Williams HR Law LLP

Employer’s Reasonable Safety Steps Defeat Constructive Dismissal Claim

September 2, 2025

While employers are held to a high standard in meeting their occupational health and safety obligations, the courts do not require them to grant every request made by an employee. In Poesl v Sharon Veterinary Clinic Professional Corporation [Poesl], the Ontario Superior Court of Justice (“ONSC”) found that an employee resigned by refusing to return to work unless the employer accommodated her specific request concerning a client. Poesl highlights the limits of employers’ legal obligations to provide a safe and respectful workplace.

BACKGROUND

The employer, a veterinary clinic, lost a client’s cat while it was under the clinic’s care. In response, the client made threatening comments toward staff. Although the plaintiff employee was not personally targeted, she later went on medical leave and provided a doctor’s note linking her health issues to the threats.

The employee indicated that she would not return to work unless the clinic formally ended its relationship with the client in writing. The employer took several steps to protect staff from the client’s threats but refused to issue the formal letter, concerned it might escalate the client’s behaviour.

While the employer permitted the employee to remain on medical leave, it requested an anticipated return-to-work date. The employee did not respond for a month and later, through legal counsel, asserted constructive dismissal.

DECISION

Reasonable steps to protect the employee

Under the Occupational Health and Safety Act (“OHSA”), Ontario employers are required to take every precaution reasonable in the circumstances to protect their workers. The ONSC found that the employer responded reasonably to the client’s threatening comments, including by:

  • contacting police;
  • contacting the security alarm company and requesting immediate police response if the alarm was triggered;
  • directing the client not to contact the clinic or its staff;
  • instructing staff not to serve the client and marking the file “Absolutely no service”; and
  • sending a letter to the client reiterating that staff were uncomfortable with his comments and referencing the police involvement.

The employee argued that her refusal to return to work was reasonable because the employer declined to send a termination letter to the client. The ONSC disagreed, characterizing her demand as “unreasonable” and “unnecessary.” In support of this finding, the Court noted that she had continued working at the clinic for two weeks after the client made the threatening comments.

Resignation

The ONSC concluded that the employee resigned and that her employment was not terminated by the employer.

The employee argued that her employment was constructively dismissed on two grounds: the employer’s refusal to send a letter terminating the client relationship, and the employer’s request that she return her office keys.

The Court rejected both arguments. Since the employer had appropriately addressed the safety issues, it was not required to comply with the employee’s specific demand. Further, while a request to return keys can, in some circumstances, support a constructive dismissal finding, this request was reasonable given the employee’s refusal to return to work.

TAKEAWAYS FOR EMPLOYERS

Employers must take every reasonable precaution to protect their workers. However, Poesl confirms that an employer is not necessarily required to grant an employee’s specific request where it has already taken other reasonable steps to ensure workplace safety.
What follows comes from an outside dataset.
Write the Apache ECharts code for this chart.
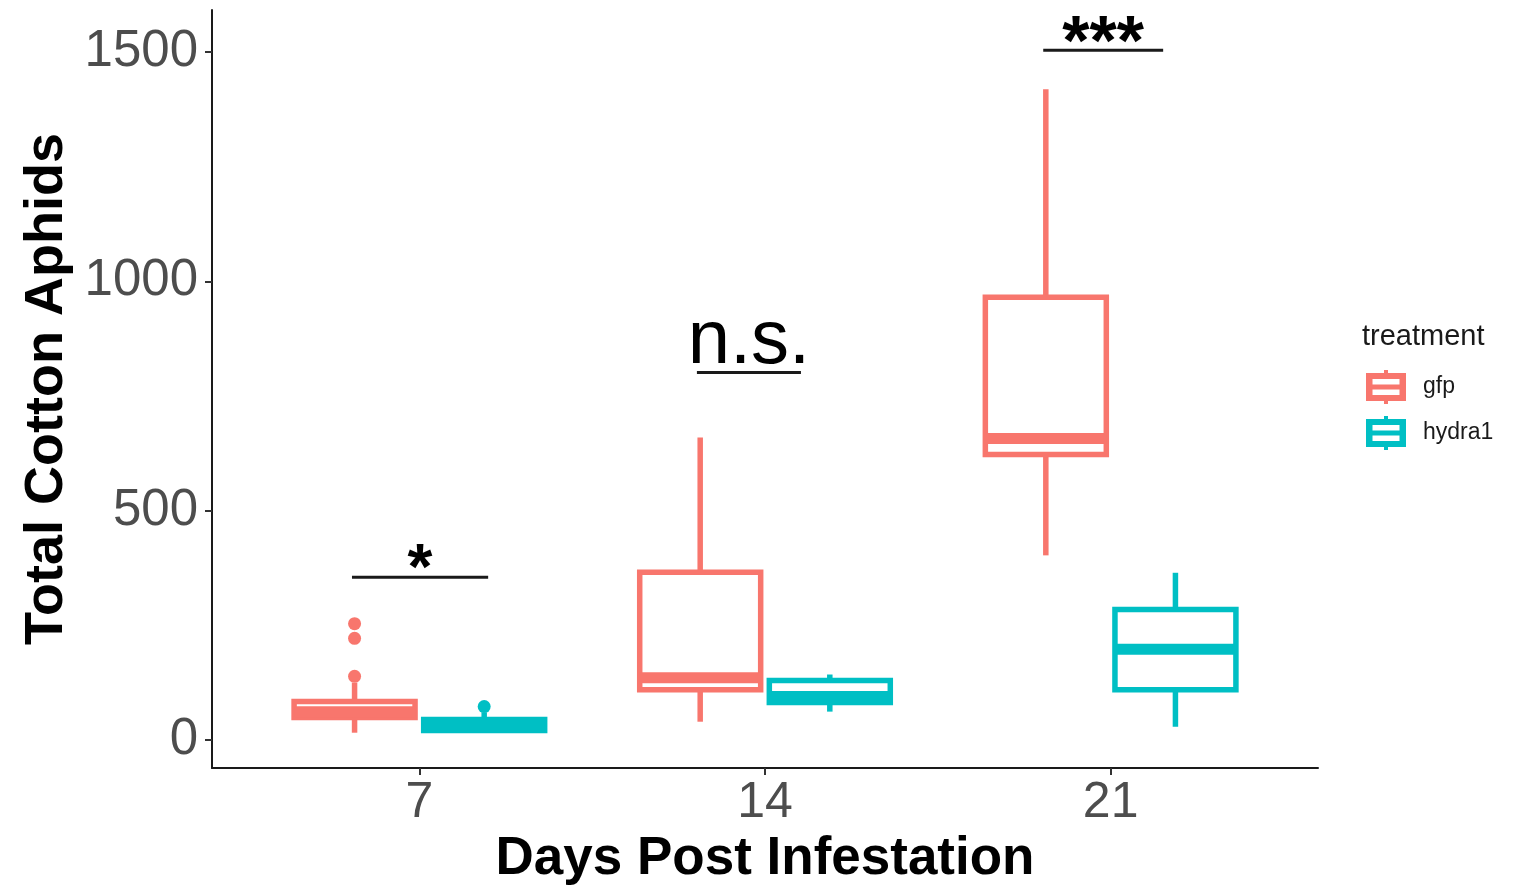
<!DOCTYPE html>
<html>
<head>
<meta charset="utf-8">
<script src="https://cdn.jsdelivr.net/npm/echarts@6/dist/echarts.min.js"></script>
<style>
  html, body { margin: 0; padding: 0; background: #fff; }
  #chart { width: 1514px; height: 887px; }
</style>
</head>
<body>
<div id="chart"></div>
<script>
// days post infestation
const days = ['7', '14', '21']
// [lower whisker, q1, median, q3, upper whisker]
const gfpStats = [
  [15, 48, 61, 83, 124],
  [39, 109, 135, 365, 659],
  [402, 622, 657, 965, 1419]
]
const hydraStats = [
  [15, 20, 28, 44, 59],
  [61, 81, 94, 129, 142],
  [28, 109, 197, 284, 364]
]
// outliers: [day index, value]
const gfpOutliers = [[0, 138], [0, 221], [0, 253]]
const hydraOutliers = [[0, 72]]
// significance brackets
const sigFrom = [0.805, 1.803, 2.805]
const sigTo = [1.199, 2.104, 3.152]
const sigY = [354, 801, 1504]
const sigText = ['*', 'n.s.', '***']
const yTicks = [0, 500, 1000, 1500]

const FONT = '"Liberation Sans", Arial, Helvetica, sans-serif'
const GFP = '#F8766D'
const HYDRA = '#00BFC4'
const DODGE = 0.1875
const BOX_W = 0.35
const LW = 5.5

const legendIcon = 'path://M18,0 L22,0 L22,3 L40,3 L40,31 L22,31 L22,34 L18,34 L18,31 L0,31 L0,3 L18,3 Z ' +
  'M6.5,9 L6.5,14.5 L33.5,14.5 L33.5,9 Z M6.5,19.5 L6.5,25 L33.5,25 L33.5,19.5 Z'

function boxRenderer(offset, color) {
  return function (params, api) {
    const x = api.value(0) + offset
    const low = api.coord([x, api.value(1)])
    const q1 = api.coord([x, api.value(2)])
    const med = api.coord([x, api.value(3)])
    const q3 = api.coord([x, api.value(4)])
    const high = api.coord([x, api.value(5)])
    const w = api.size([BOX_W, 0])[0]
    const left = low[0] - w / 2
    const stroke = { stroke: color, lineWidth: LW, fill: null }
    return {
      type: 'group',
      children: [
        { type: 'line', shape: { x1: low[0], y1: low[1], x2: low[0], y2: q1[1] }, style: stroke },
        { type: 'line', shape: { x1: low[0], y1: q3[1], x2: low[0], y2: high[1] }, style: stroke },
        { type: 'rect', shape: { x: left, y: q3[1], width: w, height: q1[1] - q3[1] },
          style: { fill: '#fff', stroke: color, lineWidth: LW } },
        { type: 'line', shape: { x1: left, y1: med[1], x2: left + w, y2: med[1] },
          style: { stroke: color, lineWidth: LW * 2 } }
      ]
    }
  }
}

// text size and offset (px) from bracket line to label centre
const sigStyle = {
  '*': { size: 64, weight: 'bold', dy: -6 },
  'n.s.': { size: 76, weight: 'normal', dy: -30 },
  '***': { size: 70, weight: 'bold', dy: -5 }
}

function sigRenderer(params, api) {
  const a = api.coord([api.value(0), api.value(2)])
  const b = api.coord([api.value(1), api.value(2)])
  const label = sigText[params.dataIndex]
  const st = sigStyle[label]
  return {
    type: 'group',
    children: [
      { type: 'line', shape: { x1: a[0], y1: a[1], x2: b[0], y2: b[1] },
        style: { stroke: '#1a1a1a', lineWidth: 3 } },
      { type: 'text', x: (a[0] + b[0]) / 2, y: a[1] + st.dy,
        style: { text: label, fill: '#000', font: st.weight + ' ' + st.size + 'px ' + FONT,
          align: 'center', verticalAlign: 'middle' } }
    ]
  }
}

const chart = echarts.init(document.getElementById('chart'))

const option = {
  animation: false,
  backgroundColor: '#fff',
  title: {
    text: 'treatment',
    left: 1362,
    top: 322,
    padding: 0,
    textStyle: { fontSize: 29, fontWeight: 'normal', color: '#1a1a1a', fontFamily: FONT }
  },
  legend: {
    orient: 'vertical',
    left: 1366,
    top: 370,
    padding: 0,
    itemWidth: 40,
    itemHeight: 34,
    itemGap: 12,
    data: [
      { name: 'gfp', icon: legendIcon },
      { name: 'hydra1', icon: legendIcon }
    ],
    textStyle: { fontSize: 23, color: '#1a1a1a', fontFamily: FONT, padding: [0, 0, 0, 12] }
  },
  grid: { left: 212, right: 196, top: 10, bottom: 119, outerBoundsMode: 'none' },
  xAxis: {
    type: 'value',
    min: 0.4,
    max: 3.6,
    name: 'Days Post Infestation',
    nameLocation: 'middle',
    nameGap: 60,
    nameTextStyle: { fontSize: 53, fontWeight: 'bold', color: '#000', fontFamily: FONT },
    splitLine: { show: false },
    axisLine: { show: true, onZero: false, lineStyle: { color: '#1a1a1a', width: 2 } },
    axisTick: { show: true, length: 7, customValues: [1, 2, 3], lineStyle: { color: '#333', width: 2 } },
    axisLabel: {
      customValues: [1, 2, 3],
      formatter: v => days[Math.round(v) - 1],
      fontSize: 50, color: '#4d4d4d', fontFamily: FONT, margin: 10
    }
  },
  yAxis: {
    type: 'value',
    min: -62,
    max: 1592,
    name: 'Total Cotton Aphids',
    nameLocation: 'middle',
    nameGap: 132,
    nameTextStyle: { fontSize: 54, fontWeight: 'bold', color: '#000', fontFamily: FONT },
    splitLine: { show: false },
    axisLine: { show: true, onZero: false, lineStyle: { color: '#1a1a1a', width: 2 } },
    axisTick: { show: true, length: 7, customValues: yTicks, lineStyle: { color: '#333', width: 2 } },
    axisLabel: {
      customValues: yTicks,
      formatter: v => String(v),
      fontSize: 51, color: '#4d4d4d', fontFamily: FONT, margin: 14
    }
  },
  series: [
    {
      name: 'gfp',
      type: 'custom',
      itemStyle: { color: GFP },
      renderItem: boxRenderer(-DODGE, GFP),
      encode: { x: 0, y: [1, 2, 3, 4, 5] },
      data: gfpStats.map((s, i) => [i + 1, ...s])
    },
    {
      name: 'hydra1',
      type: 'custom',
      itemStyle: { color: HYDRA },
      renderItem: boxRenderer(DODGE, HYDRA),
      encode: { x: 0, y: [1, 2, 3, 4, 5] },
      data: hydraStats.map((s, i) => [i + 1, ...s])
    },
    {
      name: 'gfp',
      type: 'scatter',
      symbolSize: 13,
      itemStyle: { color: GFP, opacity: 1 },
      data: gfpOutliers.map(o => [o[0] + 1 - DODGE, o[1]])
    },
    {
      name: 'hydra1',
      type: 'scatter',
      symbolSize: 13,
      itemStyle: { color: HYDRA, opacity: 1 },
      data: hydraOutliers.map(o => [o[0] + 1 + DODGE, o[1]])
    },
    {
      name: 'significance',
      type: 'custom',
      renderItem: sigRenderer,
      encode: { x: [0, 1], y: 2 },
      data: sigFrom.map((f, i) => [f, sigTo[i], sigY[i]])
    }
  ]
}

chart.setOption(option)
</script>
</body>
</html>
  • OHSA duties are real, but not limitless: Ontario employers are legally obligated to protect workers from harassment, including by clients or other third parties. For more on the significant financial consequences of failing to act, see our blog on Stride v Syra Group et al.
  • Clear and unequivocal resignation: In Poesl, the employee resigned by refusing to return to work. However, employers should be cautious in similar scenarios, as courts typically require a clear and unequivocal resignation. See our blog on Gent v Askanda Business Services Ltd. for more on resignation communications.
  • Medical evidence matters: The employee’s failure to produce supporting medical documentation undermined both her accommodation request (that she could not return to work) and her claim for damages under the Human Rights Code.Employers are entitled to certain medical information, such as an employee’s work-related limitations, as part of their duty to accommodate.

This blog is provided as an information service and summary of workplace legal issues.

This information is not intended as legal advice.